> _EXERCISE DIRECTIONS_: Output all the data exactly. Pictures do not belong in the copy.

> _MATERIAL_:
──────────

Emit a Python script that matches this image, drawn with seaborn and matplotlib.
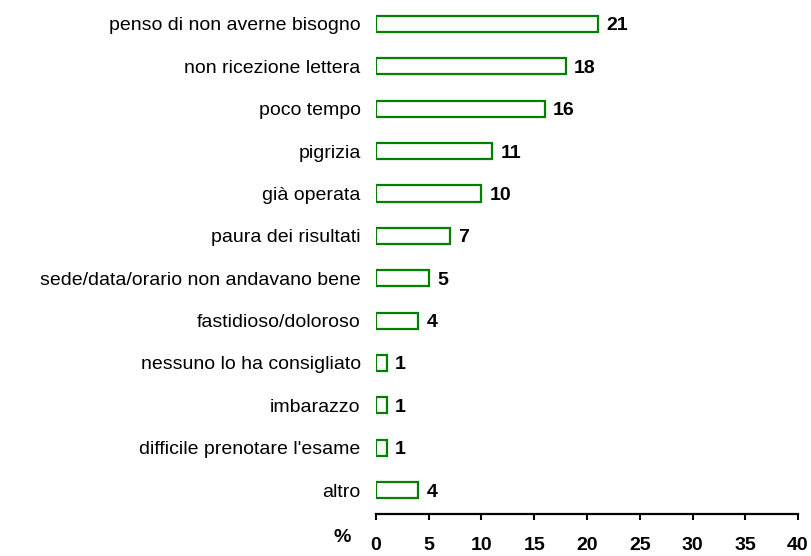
import matplotlib
matplotlib.use('Agg')
import matplotlib.pyplot as plt
import seaborn as sns
import pandas as pd

categories = ['penso di non averne bisogno', 'non ricezione lettera', 'poco tempo',
              'pigrizia', 'già operata', 'paura dei risultati',
              'sede/data/orario non andavano bene', 'fastidioso/doloroso',
              'nessuno lo ha consigliato', 'imbarazzo', "difficile prenotare l'esame",
              'altro']
values = [21, 18, 16, 11, 10, 7, 5, 4, 1, 1, 1, 4]
x_ticks = [0, 5, 10, 15, 20, 25, 30, 35, 40]

data = pd.DataFrame({'motivo': categories, 'pct': values})

sns.set_style('white')
plt.rcParams['font.family'] = ['Liberation Sans', 'DejaVu Sans']
plt.rcParams['text.color'] = 'black'
plt.rcParams['xtick.color'] = 'black'
plt.rcParams['ytick.color'] = 'black'

fig = plt.figure(figsize=(8.11, 5.56), dpi=100)
ax = fig.add_axes([0.4636, 0.0755, 0.5204, 0.9245])

# barre vuote con bordo verde
sns.barplot(data=data, x='pct', y='motivo', orient='h', color='white',
            edgecolor='#008000', linewidth=1.6, width=0.38, ax=ax)

for c in ax.containers:
    labels = ax.bar_label(c, padding=6, fontsize=14, fontweight='bold', color='black')
    for t in labels:
        t.set_va('center_baseline')

ax.set_xlim(0, 40)
ax.set_ylim(11.566, -0.566)
ax.set_xticks(x_ticks)
ax.set_xticklabels([str(t) for t in x_ticks], fontsize=14, fontweight='bold')
ax.tick_params(axis='x', direction='out', length=4.5, width=1.5, pad=12, bottom=True)
ax.tick_params(axis='y', length=0, pad=11, labelsize=14)
ax.set_xlabel('')
ax.set_ylabel('')

for s in ['top', 'right', 'left']:
    ax.spines[s].set_visible(False)
ax.spines['bottom'].set_linewidth(1.6)
ax.spines['bottom'].set_color('black')

fig.text(333 / 811, 1 - 537 / 556, '%', fontsize=14, fontweight='bold', ha='left', va='center')

fig.savefig('out.png', dpi=100)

──────────

> _ANSWER_:
Emit a Python script that matches this image, drawn with seaborn and matplotlib.
import matplotlib
matplotlib.use('Agg')
import matplotlib.pyplot as plt
import seaborn as sns
import pandas as pd

categories = ['penso di non averne bisogno', 'non ricezione lettera', 'poco tempo',
              'pigrizia', 'già operata', 'paura dei risultati',
              'sede/data/orario non andavano bene', 'fastidioso/doloroso',
              'nessuno lo ha consigliato', 'imbarazzo', "difficile prenotare l'esame",
              'altro']
values = [21, 18, 16, 11, 10, 7, 5, 4, 1, 1, 1, 4]
x_ticks = [0, 5, 10, 15, 20, 25, 30, 35, 40]

data = pd.DataFrame({'motivo': categories, 'pct': values})

sns.set_style('white')
plt.rcParams['font.family'] = ['Liberation Sans', 'DejaVu Sans']
plt.rcParams['text.color'] = 'black'
plt.rcParams['xtick.color'] = 'black'
plt.rcParams['ytick.color'] = 'black'

fig = plt.figure(figsize=(8.11, 5.56), dpi=100)
ax = fig.add_axes([0.4636, 0.0755, 0.5204, 0.9245])

# barre vuote con bordo verde
sns.barplot(data=data, x='pct', y='motivo', orient='h', color='white',
            edgecolor='#008000', linewidth=1.6, width=0.38, ax=ax)

for c in ax.containers:
    labels = ax.bar_label(c, padding=6, fontsize=14, fontweight='bold', color='black')
    for t in labels:
        t.set_va('center_baseline')

ax.set_xlim(0, 40)
ax.set_ylim(11.566, -0.566)
ax.set_xticks(x_ticks)
ax.set_xticklabels([str(t) for t in x_ticks], fontsize=14, fontweight='bold')
ax.tick_params(axis='x', direction='out', length=4.5, width=1.5, pad=12, bottom=True)
ax.tick_params(axis='y', length=0, pad=11, labelsize=14)
ax.set_xlabel('')
ax.set_ylabel('')

for s in ['top', 'right', 'left']:
    ax.spines[s].set_visible(False)
ax.spines['bottom'].set_linewidth(1.6)
ax.spines['bottom'].set_color('black')

fig.text(333 / 811, 1 - 537 / 556, '%', fontsize=14, fontweight='bold', ha='left', va='center')

fig.savefig('out.png', dpi=100)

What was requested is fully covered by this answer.